Dirty Laundry by Disha Bose is a dazzling debut novel that revolutionizes age-old ideas of love and deceit. She shares her inspiration of the main characters and their complex friendships.
When I moved to Ireland in 2015 I didn’t know anybody apart from my (then) boyfriend. I’d picked Ireland to relocate to partly because of him, because he’s Irish, and also because I had been accepted to the Masters in Creative Writing course at UCD.. I was prepared to make a new life here, but I hadn’t factored in how difficult it was going to be to fill my life with people.
I’ve always been a bit of a recluse, enjoying my own silent company over a crowd. I’ve repeatedly chosen to read or binge-watch a series at home rather than spend the night out with friends. However, even I couldn’t ignore my pangs of longing when I glimpsed pairs of friends at cafés, letting their beverages go cold while locked in private conversations.
What I did quickly discover is that making new friends as an adult, with other adults who have their daily routines dictated by responsibilities and other social commitments, is as nerve-wracking and unreliable as modern dating. The rules of building a casual friendship can be just as complicated if not more.
I was fretting over the timeliness of texts, didn’t want to appear over-eager, had to find gentle ways to drop the friendships I didn’t want to pursue, had to brush up my small-talk skills, I was worried about what to wear, and how much of myself to reveal. None of them were feeling as organic and seamless as friendships of past, the ones that were built on shared histories and experiences. The ones that were made on account of being thrown together in the same place at the same time. As adults with choice, we can be indecisive and nit-picky.
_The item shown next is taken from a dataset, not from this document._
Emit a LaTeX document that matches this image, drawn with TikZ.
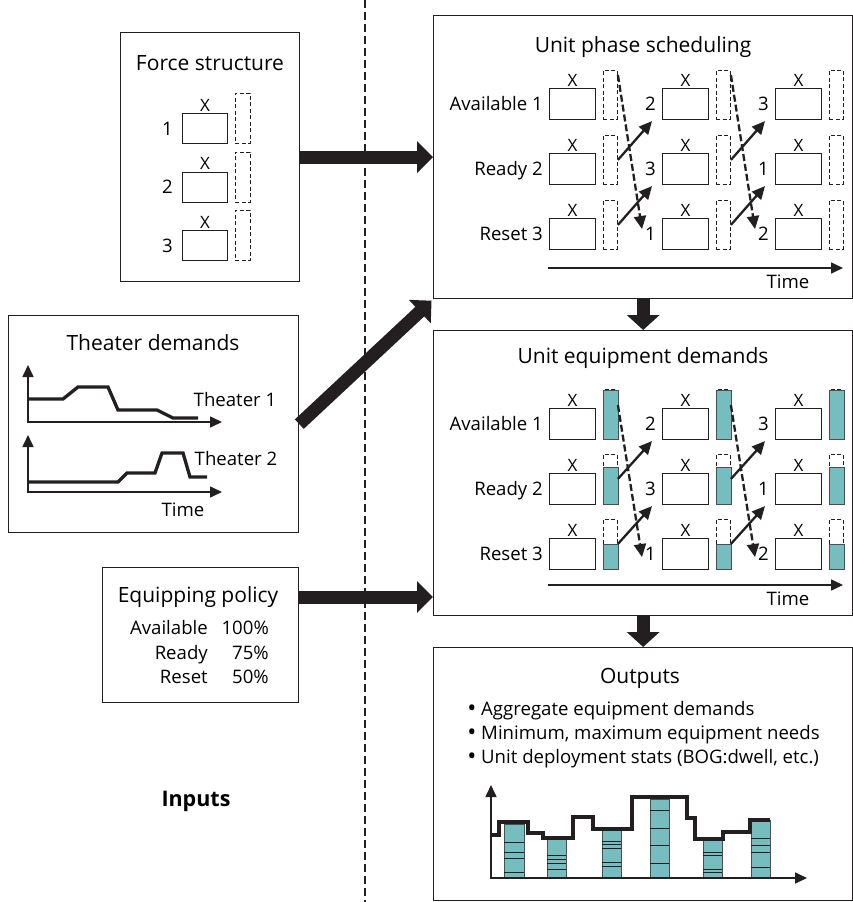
\documentclass[tikz,border=0pt]{standalone}
\usepackage{fontspec}
\setmainfont{Open Sans}
\usetikzlibrary{arrows.meta,calc}
\definecolor{tealbar}{RGB}{117,189,191}
\definecolor{ink}{RGB}{35,31,32}
\begin{document}
\begin{tikzpicture}[x=1pt,y=-1pt,font=\fontsize{18.6}{22}\selectfont,
 frame/.style={draw=ink, line width=1.3pt, rectangle, inner sep=0pt, anchor=north west},
 sbox/.style={draw=ink, line width=1.1pt, rectangle, inner sep=0pt, minimum width=46pt, minimum height=31pt, anchor=north west},
 dbox/.style={draw=ink, line width=0.9pt, dash pattern=on 4pt off 2.5pt, rectangle, inner sep=0pt, minimum width=14pt, minimum height=49pt, anchor=north west},
 tbar/.style={draw=ink!80, fill=tealbar, line width=0.8pt},
 big/.style={draw=ink, line width=13pt, -{Triangle[length=16pt,width=31pt]}},
 thinarr/.style={draw=ink, line width=2.3pt, -{Triangle[length=13pt,width=12pt]}},
 thindash/.style={thinarr, dash pattern=on 7pt off 3pt},
 axis/.style={draw=ink, line width=1.6pt, -{Triangle[length=12pt,width=11pt]}},
 axis2/.style={draw=ink, line width=1.6pt, {Triangle[length=12pt,width=11pt]}-{Triangle[length=12pt,width=11pt]}},
 curve/.style={draw=ink, line width=3.3pt, line join=miter},
 title/.style={anchor=base, inner sep=0pt, font=\fontsize{21}{24}\selectfont},
 lab/.style={anchor=east, inner sep=0pt, text height=13pt, text depth=0pt},
 xlab/.style={anchor=base, inner sep=0pt, font=\fontsize{17}{20}\selectfont},
 txt/.style={anchor=base, inner sep=0pt}
]
\useasboundingbox (0,0) rectangle (853,902);

% divider
\coordinate (vt) at (365,0);
\coordinate (vb) at (365,902);
\draw[ink, line width=2.5pt, dash pattern=on 8pt off 4pt] (vt) -- (vb);

% frames
\node[frame, minimum width=179pt, minimum height=249pt] (fs) at (120,32) {};
\node[frame, minimum width=290pt, minimum height=217pt] (th) at (8,315) {};
\node[frame, minimum width=196pt, minimum height=135pt] (ep) at (102,567) {};
\node[frame, minimum width=419pt, minimum height=283pt] (ph) at (433,15) {};
\node[frame, minimum width=419pt, minimum height=285pt] (eq) at (433,330) {};
\node[frame, minimum width=419pt, minimum height=253pt] (out) at (433,647) {};

% titles
\node[title] at (210,70) {Force structure};
\node[title] at (153,350) {Theater demands};
\node[title] at (198,602) {Equipping policy};
\node[title] at (643,52) {Unit phase scheduling};
\node[title] at (643,363) {Unit equipment demands};
\node[title] at (640,683) {Outputs};
\node[title, font=\fontsize{21.5}{24}\bfseries] at (196,806) {Inputs};

% force structure
\foreach \r/\Y in {1/113,2/171.5,3/230} {
  \node[sbox, minimum width=45pt, minimum height=30pt] (fs\r) at (182,\Y) {};
  \node[dbox, minimum width=15pt, minimum height=50pt] (fsd\r) at (235,\Y-20) {};
  \node[xlab] at ($(fs\r.north)+(0,-2)$) {X};
  \node[lab] at ($(fs\r.west)+(-9,0)$) {\r};
}

% big arrows
\draw[big] (fs.east) -- (ph.west);
\draw[big, shorten >=2pt] (th.east) -- (ph.south west);
\coordinate (epa) at ($(ep.north east)+(0,30)$);
\draw[big] (epa) -- (epa -| eq.west);
\draw[big, -{Triangle[length=15pt,width=32pt]}] (ph.south) -- (eq.north);
\draw[big, -{Triangle[length=15pt,width=32pt]}] (eq.south) -- (out.north);

% unit phase scheduling grid
\foreach \r/\Y in {1/88,2/153,3/218} {
  \foreach \c/\X in {1/549,2/662,3/775} {
    \node[sbox] (ps\r\c) at (\X,\Y) {};
    \node[dbox] (pd\r\c) at (\X+54,\Y-18) {};
    \node[xlab] at ($(ps\r\c.north)+(0,-2)$) {X};
  }
}
\node[lab] at ($(ps11.west)+(-6,0)$) {Available 1};
\node[lab] at ($(ps21.west)+(-6,0)$) {Ready 2};
\node[lab] at ($(ps31.west)+(-6,0)$) {Reset 3};
\foreach \n/\t in {12/2,22/3,32/1,13/3,23/1,33/2} {
  \node[lab] at ($(ps\n.west)+(-6,0)$) {\t};
}
\foreach \a/\b in {1/2,2/3} {
  \draw[thinarr] (pd2\a.east) -- ($(ps1\b.south west)+(-10,1)$);
  \draw[thinarr] (pd3\a.east) -- ($(ps2\b.south west)+(-10,1)$);
  \draw[thindash] ($(pd1\a.north east)+(0,5)$) -- ($(ps3\b.west)+(-20,-5)$);
}
\coordinate (pt0) at (548,268);
\coordinate (pt1) at (843,268);
\draw[axis] (pt0) -- (pt1);
\node[txt] at (788,288) {Time};

% unit equipment demands grid
\foreach \r/\Y/\f in {1/408/49,2/473/37,3/538/24.5} {
  \foreach \c/\X in {1/549,2/662,3/775} {
    \node[sbox] (es\r\c) at (\X,\Y) {};
    \node[dbox] (ed\r\c) at (\X+54,\Y-19) {};
    \draw[tbar] (ed\r\c.south west) rectangle ($(ed\r\c.south east)+(0,-\f)$);
    \node[xlab] at ($(es\r\c.north)+(0,-2)$) {X};
  }
}
\node[lab] at ($(es11.west)+(-6,0)$) {Available 1};
\node[lab] at ($(es21.west)+(-6,0)$) {Ready 2};
\node[lab] at ($(es31.west)+(-6,0)$) {Reset 3};
\foreach \n/\t in {12/2,22/3,32/1,13/3,23/1,33/2} {
  \node[lab] at ($(es\n.west)+(-6,0)$) {\t};
}
\foreach \a/\b in {1/2,2/3} {
  \draw[thinarr] (ed2\a.east) -- ($(es1\b.south west)+(-10,1)$);
  \draw[thinarr] (ed3\a.east) -- ($(es2\b.south west)+(-10,1)$);
  \draw[thindash] ($(ed1\a.north east)+(0,16)$) -- ($(es3\b.west)+(-20,3)$);
}
\coordinate (et0) at (548,585);
\coordinate (et1) at (843,585);
\draw[axis] (et0) -- (et1);
\node[txt] at (788,605) {Time};

% theater demands
\coordinate (a1t) at (28,365); \coordinate (a1o) at (28,422); \coordinate (a1r) at (222,422);
\draw[axis2] (a1t) -- (a1o) -- (a1r);
\draw[curve] (28,399) -- (63,399) -- (78,387) -- (108,387) -- (118,410) -- (157,410) -- (173,418) -- (198,418);
\node[txt] at (235,406) {Theater 1};
\coordinate (a2t) at (28,435); \coordinate (a2o) at (28,492); \coordinate (a2r) at (222,492);
\draw[axis2] (a2t) -- (a2o) -- (a2r);
\draw[curve] (28,482) -- (118,482) -- (127,473) -- (155,473) -- (162,453) -- (183,453) -- (190,477) -- (207,477);
\node[txt] at (236,465) {Theater 2};
\node[txt] at (183,516) {Time};

% equipping policy
\node[txt, anchor=base east] at (208,634) {Available};
\node[txt, anchor=base east] at (208,659) {Ready};
\node[txt, anchor=base east] at (208,683) {Reset};
\node[txt, anchor=base east] at (269,634) {100\%};
\node[txt, anchor=base east] at (269,659) {75\%};
\node[txt, anchor=base east] at (269,683) {50\%};

% outputs
\foreach \yb/\t in {715/Aggregate equipment demands,739/{Minimum, maximum equipment needs},763/{Unit deployment stats (BOG:dwell, etc.)}} {
  \node[txt, font=\fontsize{24}{26}\selectfont] at (472,\yb+1) {•};
  \node[txt, anchor=base west] at (481,\yb) {\t};
}
\foreach \xa/\xb/\tp/\ls in {504/524/824/{842,852,858,872}, 547/566/839/{855,859,863,869}, 602/621/830/{841,844,848,862,866}, 650/669/799/{810,828,845,863}, 703/722/840/{852,855,869,872}, 751/770/820/{838,845,852,867}} {
  \draw[tbar] (\xa,\tp) rectangle (\xb,878);
  \foreach \l in \ls {\draw[ink, line width=0.9pt] (\xa,\l) -- (\xb,\l);}
}
\coordinate (ot) at (491,785); \coordinate (oo) at (491,878); \coordinate (orr) at (807,878);
\draw[axis2] (ot) -- (oo) -- (orr);
\draw[curve, line width=3.8pt] (491,835) -- (499,835) -- (499,822) -- (528,822) -- (528,833) -- (543,833) -- (543,838) -- (573,838) -- (573,817) -- (593,817) -- (593,829) -- (632,829) -- (632,797) -- (687,797) -- (687,818) -- (695,818) -- (695,839) -- (723,839) -- (723,832) -- (750,832) -- (750,820) -- (770,820);
\end{tikzpicture}
\end{document}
I became interested in the complexities of female friendships then, and the COVID Lockdowns added another aspect of interactions when most of our communications were held online and through social media. I wrote Dirty Laundry in those months of Lockdown, when social isolation was at its peak. Most of my characters were constructed based on these observations; on the fine line that a lot of our friendships tread, on missed connections, miscommunications and first impressions. I hope that I’ve written a novel that reminds us of the value of human connection, and to be kinder to one another.